But xtime_nsec01 >> 22 is 0, so that's less then a nanosecond (but not zero). Since we set it to be clock->xtime_nsec = (s64)xtime.tv_nsec << clock->shift, that means we must have hit the second overflow case.

So I'm wondering if we're hitting the same rounding issue we had earlier at the nanosecond boundary (addressed by Roman's timekeeping rounding patch), but just  on the second boundary.

Its a little late, so I'm not confident there's no side effects, but I've got a patch you can try, basically deferring the second overflow till after we adjust the clocksource.

Will attach shortly.
Comment 54 john stultz 2008-11-26 00:18:55 UTC
Created attachment 19028 [details]
patch to do the second overflow accumulation after adjusting the clocksource.

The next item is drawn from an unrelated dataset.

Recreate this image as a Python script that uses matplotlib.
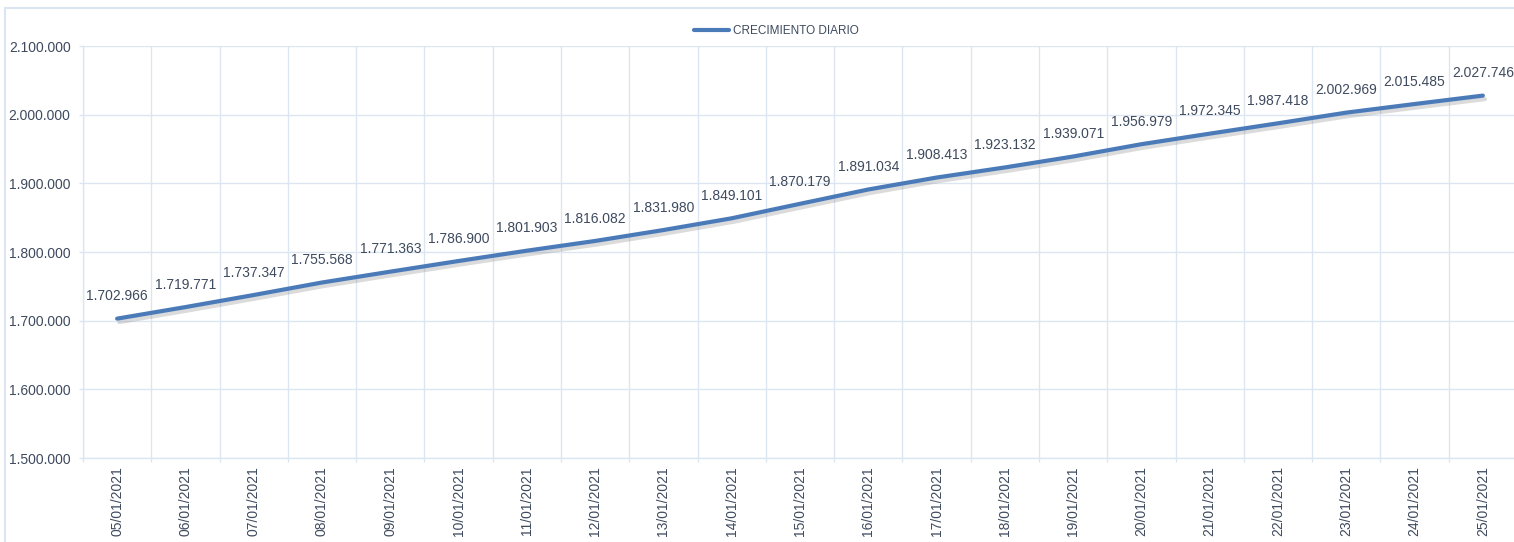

Here's a patch that moves the second overflow code to after the adjust_clocksource() call. This should avoid xtime_nsec from underflowing and rolling negative. I'm hoping this resolves the issue here.

However, I'm not 100% confident this patch is right. I'm a little worried we might actually overflow xtime_nsec if the update_wall_time is deferred for too long. The proper fix may be to detect the underflow and propagate it back up to the xtime.tv_sec field. But I'm a bit tired for that right now.
Comment 55 john stultz 2008-11-26 00:39:43 UTC
Created attachment 19030 [details]
fix negative underflow

Ok, I think I have a better way to solve this (if I'm actually chasing the right issue).

One thing I was having a hard time understanding is how we could be underflowing and going negative if we always round xtime.tv_nsec up by one.

So instead of accumulating the second overflows later, we can instead just add 1 nanosecond to the xtime_nsec value before we do the shift (instead of after) and that should avoid the issue. This also avoids any problem with overflowing xtime_nsec.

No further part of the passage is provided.